Page:Tocqueville - Œuvres complètes, édition 1866, volume 3.djvu/249

La bibliothèque libre.
Le texte de cette page a été corrigé et est conforme au fac-similé.

Je ne crois pas à la prospérité non plus qu’à la durée des philosophies officielles, et, quant aux religions d’État, j’ai toujours pensé que si parfois elles pouvaient servir momentanément les intérêts du pouvoir politique, elles devenaient toujours tôt ou tard fatales à l’Église.

Je ne suis pas non plus du nombre de ceux qui jugent que pour relever la religion aux yeux des peuples, et mettre en honneur le spiritualisme qu’elle professe, il est bon d’accorder indirectement à ses ministres une influence politique que leur refuse la loi.

Je me sens si pénétré des dangers presque inévitables que courent les croyances quand leurs interprètes se mêlent des affaires publiques, et je suis si convaincu qu’il faut à tout prix maintenir le christianisme dans le sein des démocraties nouvelles, que j’aimerais mieux enchaîner les prêtres dans le sanctuaire que de les en laisser sortir.

Quels moyens reste-t-il donc à l’autorité pour ramener les hommes vers les opinions spiritualistes ou pour les retenir dans la religion qui les suggère ?

Ce que je vais dire va bien me nuire aux yeux des politiques.

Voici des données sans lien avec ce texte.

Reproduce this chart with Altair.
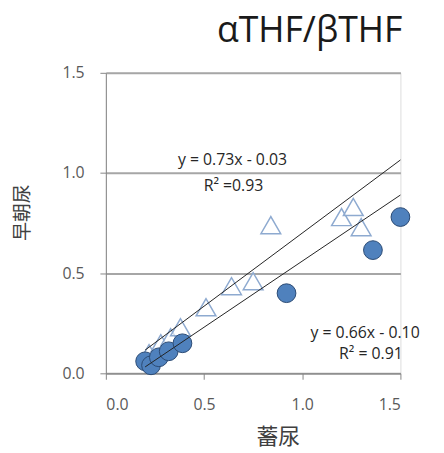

Je crois que le seul moyen efficace dont les gouvernements puissent se servir pour mettre en honneur le dogme de l’immortalité de l’âme, c’est d’agir chaque jour comme s’ils y croyaient eux-mêmes ; et je pense que ce n’est qu’en se conformant scrupuleusement à la morale religieuse dans les grandes affaires, qu’ils peuvent se flatter d’apprendre aux citoyens à la connaître, à l’aimer et à la respecter dans les petites.